For example, I know that an outlet will shock you if you stick a fork in it. If my kid sticks a fork in an outlet, my knowledge doesn’t necessarily make me guilty of causing it. At worst, I am guilty of allowing it to happen for a purpose that is my own. The same is true of God. He wants no one to be lost, but he knows some will deny Him. That’s not the same thing as causing people to be lost.
Finally, to your point about being dead in sin, we were all dead in sin before our Baptism. What does your argument say about the efficacy of the Sacraments? IMHO, it says that they do not work as a means of grace, because as you say, anyone who is dead in sin is not of the elect. So, how can anyone else can be saved?
Thanks in advance for a reply
Baptism doesn't save. It is an outward sign of the covenant, the same as circumcision was. The only sacraments that the reformed church recognizes are baptism and communion.
You started out OK. Then you got off track. Everybody in the world will get, at the worst, justice. No one will get any less than he deserved.
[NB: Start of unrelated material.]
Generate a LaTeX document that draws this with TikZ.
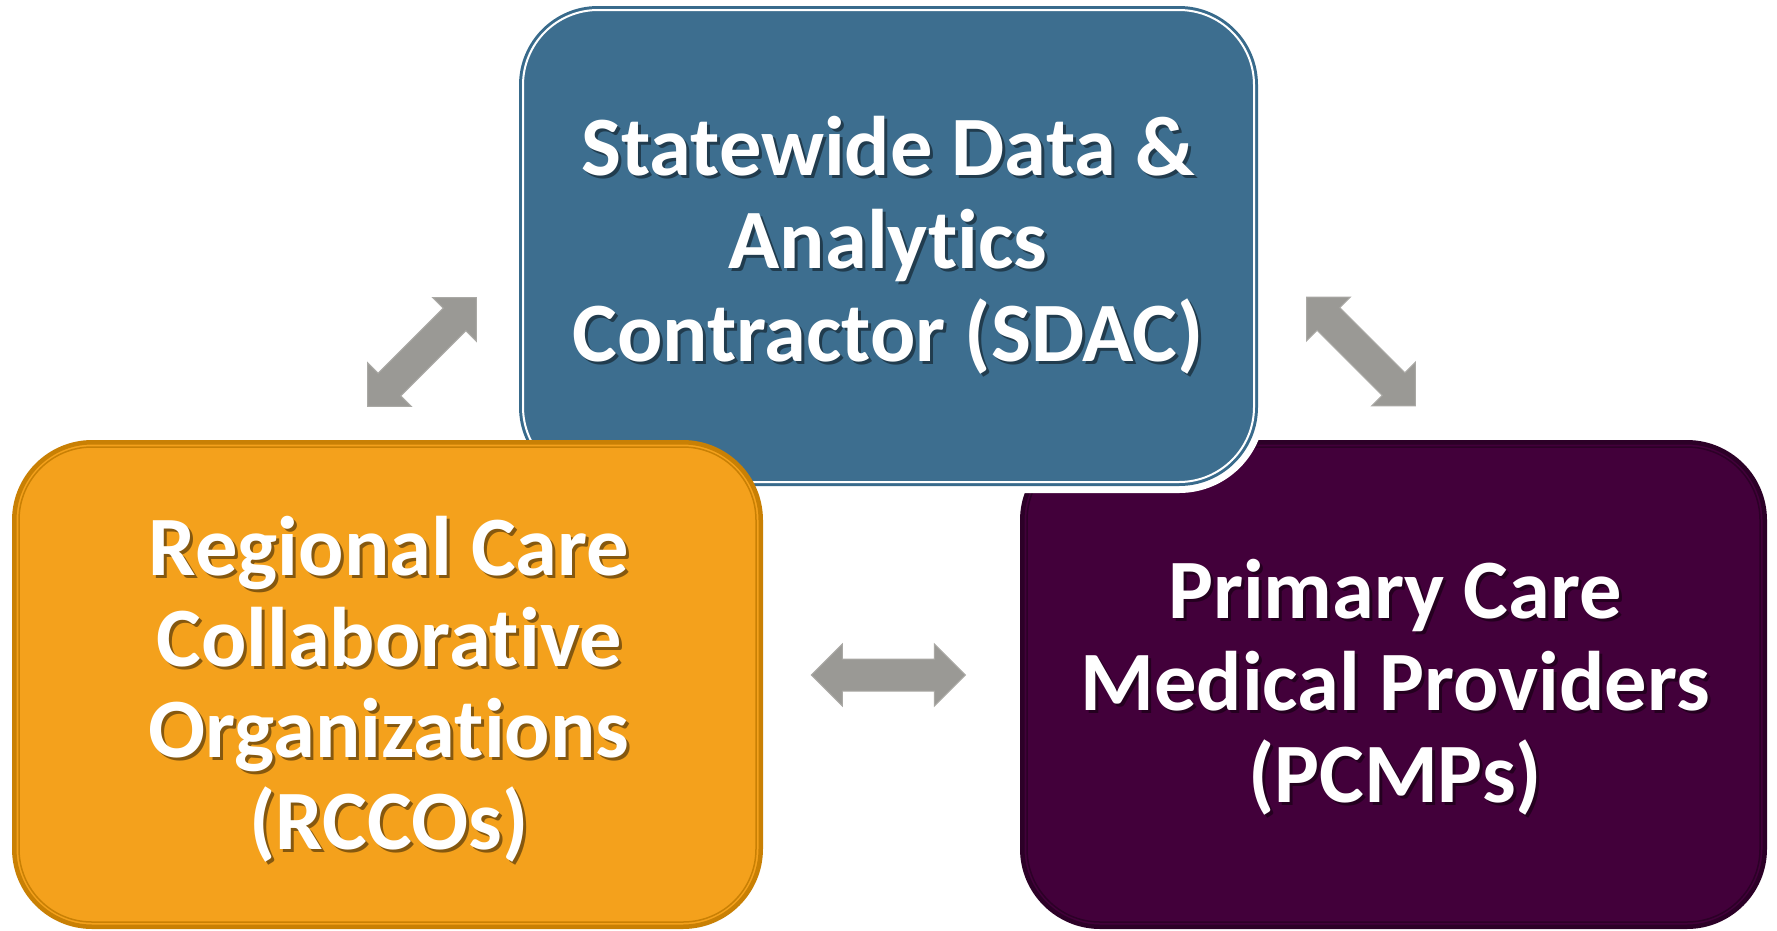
\documentclass[tikz,border=0pt]{standalone}
\usepackage{fontspec}
\setmainfont{Carlito}[Ligatures={NoCommon}]
\usetikzlibrary{calc}
\definecolor{bluefill}{HTML}{3D6E8F}
\definecolor{blueline}{HTML}{386A8B}
\definecolor{orfill}{HTML}{F4A11C}
\definecolor{ordark}{HTML}{C98004}
\definecolor{pufill}{HTML}{42003A}
\definecolor{pudark}{HTML}{2C0027}
\definecolor{arrowc}{HTML}{9A9995}
\definecolor{arrowedge}{HTML}{AAA9A5}
\tikzset{
  boxshape/.style={rectangle, inner sep=0pt, outer sep=0pt, rounded corners=78pt},
  lbl/.style={font=\fontsize{84.5}{92}\selectfont\bfseries, text=white, inner sep=0pt, anchor=base},
  shadowtxt/.style={font=\fontsize{84.5}{92}\selectfont\bfseries, text=black, inner sep=0pt, anchor=base},
  blockarrow/.style={fill=arrowc, draw=arrowedge, line width=1pt, line join=miter}
}
\newcommand\txtline[4]{%
  \node[shadowtxt, opacity=0.45] at (#2+3,#3+3.5) {#4};
  \node[lbl] (#1) at (#2,#3) {#4};}
\newcommand\dblarrow{%
  (-77,0) -- (-46,31) -- (-46,16) -- (46,16) -- (46,31) -- (77,0) -- (46,-31) -- (46,-16) -- (-46,-16) -- (-46,-31) -- cycle}
\begin{document}
\begin{tikzpicture}[x=1pt,y=-1pt]
\useasboundingbox (0,0) rectangle (1777,930);
\fill[white] (0,0) rectangle (1777,930);

% purple box (bottom right)
\node[boxshape, fill=pufill, draw=pudark, line width=4.5pt,
      minimum width=742.5pt, minimum height=484.5pt] (pcmp) at (1393.5,684.5) {};
\draw[pudark, line width=1.5pt, rounded corners=73pt]
  ($(pcmp.north west)+(4.75,4.75)$) rectangle ($(pcmp.south east)+(-4.75,-4.75)$);

% blue box (top) with white halo
\node[boxshape, draw=white, line width=16pt,
      minimum width=737pt, minimum height=478pt] (sdachalo) at (888.5,246) {};
\node[boxshape, fill=bluefill, draw=blueline, line width=2pt,
      minimum width=737pt, minimum height=478pt] (sdac) at (888.5,246) {};
\draw[white, line width=2pt, rounded corners=75pt]
  ($(sdac.north west)+(3,3)$) rectangle ($(sdac.south east)+(-3,-3)$);

% orange box (bottom left)
\node[boxshape, fill=orfill, draw=ordark, line width=4.5pt,
      minimum width=746.5pt, minimum height=484.5pt] (rcco) at (387.5,684.5) {};
\draw[ordark, line width=1.5pt, rounded corners=73pt]
  ($(rcco.north west)+(4.75,4.75)$) rectangle ($(rcco.south east)+(-4.75,-4.75)$);

% texts
\txtline{s1}{888}{175}{Statewide Data \&}
\txtline{s2}{888}{268}{Analytics}
\txtline{s3}{888}{361}{Contractor (SDAC)}

\txtline{r1}{389}{575}{Regional Care}
\txtline{r2}{389}{666}{Collaborative}
\txtline{r3}{389}{757}{Organizations}
\txtline{r4}{389}{849}{(RCCOs)}

\txtline{p1}{1395}{618}{Primary Care}
\txtline{p2}{1395}{710}{Medical Providers}
\txtline{p3}{1395}{802}{(PCMPs)}

% block arrows
\begin{scope}[shift={(422,352)}, rotate=45]
  \path[blockarrow] \dblarrow;
\end{scope}
\begin{scope}[shift={(1361,351.5)}, rotate=-45]
  \path[blockarrow] \dblarrow;
\end{scope}
\begin{scope}[shift={(888.3,675)}]
  \path[blockarrow] \dblarrow;
\end{scope}
\end{tikzpicture}
\end{document}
God has, however, chosen some for mercy, rather than justice.
Limiting God to foreknowledge sounds good to sinful man, but it isn’t Biblical.
With regard to your question about Baptism, baptismal regeneration is neither Reformed, nor Biblical. While it is a sin (in the reformed formulation, ‘a great sin’) to neglect that sacrament, it is not determinative of salvation. Omitting baptism won’t cost you your salvation, and a baptism without a profession of faith won’t save you from condemnation.
The two protestant sacraments ARE recognized as means of grace.
Are you aware that the Reformed faith teaches that there is a real, if spiritual presence in the elements of communion?
“Worthy receivers, outwardly partaking of the visible elements, in this sacrament, do then also, inwardly by faith, really and indeed, yet not carnally and corporally but spiritually, receive and feed upon, Christ crucified, and all benefits of His death: the body and blood of Christ being then, not corporally or carnally, in, with, or under the bread and wine; yet, as really, but spiritually, present to the faith of believers in that ordinance, as the elements themselves are to their outward senses.”